Quote only the span from the first line of the entries to the line containing "from matplotlib.patches import Rectangle", both ends kept. Leave every picture out.

+ + + +

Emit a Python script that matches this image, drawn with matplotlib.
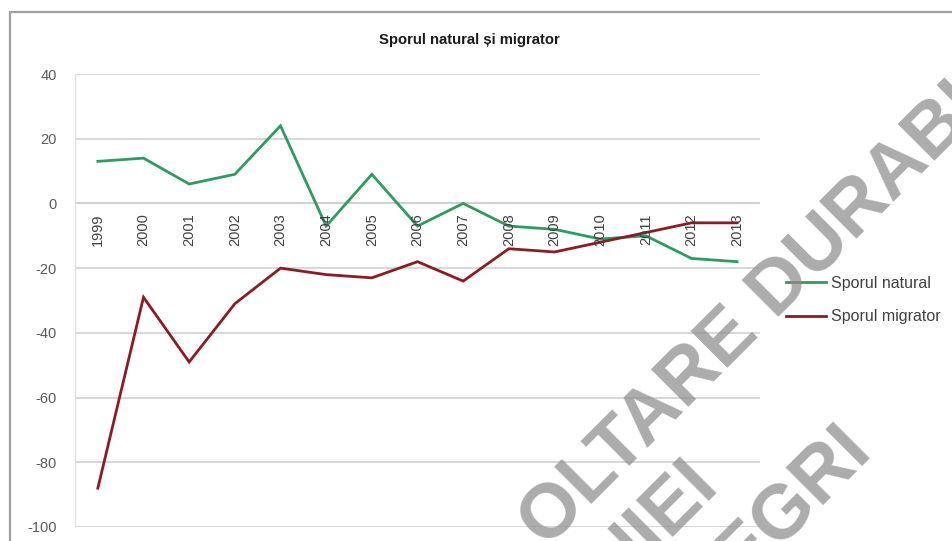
import matplotlib
matplotlib.use("Agg")
import matplotlib.pyplot as plt
from matplotlib.patches import Rectangle

years = ["1999", "2000", "2001", "2002", "2003", "2004", "2005", "2006",
         "2007", "2008", "2009", "2010", "2011", "2012", "2013"]
sporul_natural = [13, 14, 6, 9, 24, -7, 9, -7, 0, -7, -8, -11, -10, -17, -18]
sporul_migrator = [-88, -29, -49, -31, -20, -22, -23, -18, -24, -14, -15, -12, -9, -6, -6]
yticks = [40, 20, 0, -20, -40, -60, -80, -100]

W, H = 952, 541
plt.rcParams["font.family"] = ["Liberation Sans", "DejaVu Sans"]
plt.rcParams["axes.unicode_minus"] = False
fig = plt.figure(figsize=(W / 100, H / 100), dpi=100)
fig.patch.set_facecolor("white")


def fx(px):
    return px / W


def fy(py):
    return 1 - py / H


# outer chart frame (extends beyond the visible image)
fig.patches.append(Rectangle((fx(10), fy(600)), fx(1000), fy(12) - fy(600),
                             transform=fig.transFigure, fill=False,
                             edgecolor="#a0a0a0", linewidth=1.6, zorder=0))

ax = fig.add_axes([fx(75), fy(527), fx(760) - fx(75), fy(74) - fy(527)])
ax.set_xlim(-0.5, len(years) - 0.5)
ax.set_ylim(-100, 40)
ax.set_yticks(yticks)
ax.yaxis.grid(True, color="#d4d4d4", linewidth=1.3)
ax.set_axisbelow(True)
for s in ["top", "right", "bottom"]:
    ax.spines[s].set_visible(False)
ax.spines["left"].set_color("#e0e0e0")
ax.spines["left"].set_linewidth(1.0)
ax.axhline(0, color="#d0d0d0", linewidth=1.3, zorder=1)
ax.tick_params(axis="y", length=0, pad=13, labelsize=10.5, labelcolor="#595959")
ax.set_xticks([])

x = list(range(len(years)))
ln1, = ax.plot(x, sporul_natural, color="#2f9a62", linewidth=2.0,
               solid_joinstyle="miter", zorder=3, label="Sporul natural")
ln2, = ax.plot(x, sporul_migrator, color="#8a1c24", linewidth=2.0,
               solid_joinstyle="miter", zorder=3, label="Sporul migrator")

# category labels sitting just under the zero line
for i, yr in enumerate(years):
    ax.annotate(yr, xy=(i, 0), xytext=(0, -7), textcoords="offset points",
                rotation=90, ha="center", va="top", fontsize=10.5,
                color="#404040", zorder=4)

fig.text(fx(469), fy(40), "Sporul natural și migrator", ha="center",
         va="center", fontsize=10.7, fontweight="bold", color="#1a1a1a")

leg = fig.legend(handles=[ln1, ln2], loc="center left",
                 bbox_to_anchor=(fx(778), fy(300)), frameon=False,
                 fontsize=11.5, handlelength=2.5, handletextpad=0.3,
                 labelspacing=1.15, borderpad=0)
for t in leg.get_texts():
    t.set_color("#404040")

# watermark fragments from the scanned page
wm = dict(rotation=45, ha="center", va="center", fontsize=55,
          fontweight="bold", color="#8c8c8c", alpha=0.72, zorder=10,
          rotation_mode="anchor")
fig.text(fx(752), fy(316), "OLTARE DURABI", **wm)
fig.text(fx(654), fy(524), "NIEI", **wm)
fig.text(fx(793), fy(502), "EGRI", **wm)

fig.savefig("out.png", dpi=100, facecolor="white")
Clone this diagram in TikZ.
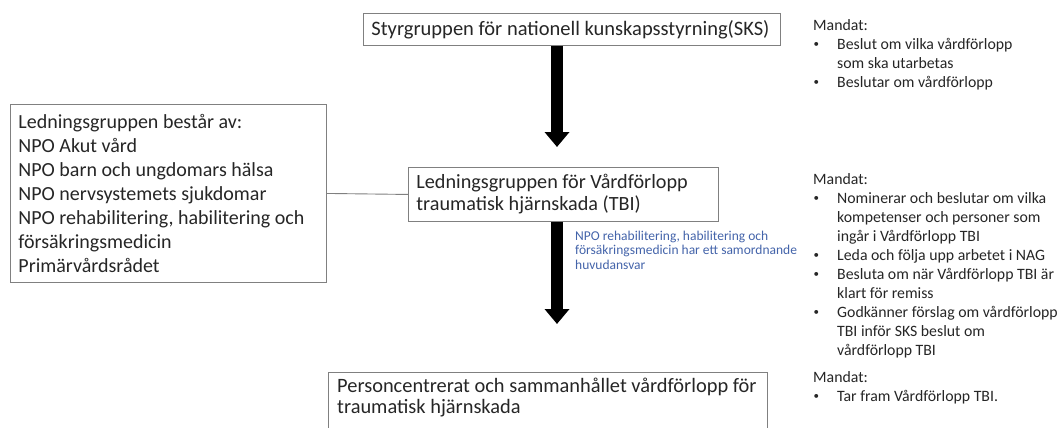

+ + + +

* [Answer to this task]:
Emit a Python script that matches this image, drawn with matplotlib.
import matplotlib
matplotlib.use("Agg")
import matplotlib.pyplot as plt
from matplotlib.patches import Rectangle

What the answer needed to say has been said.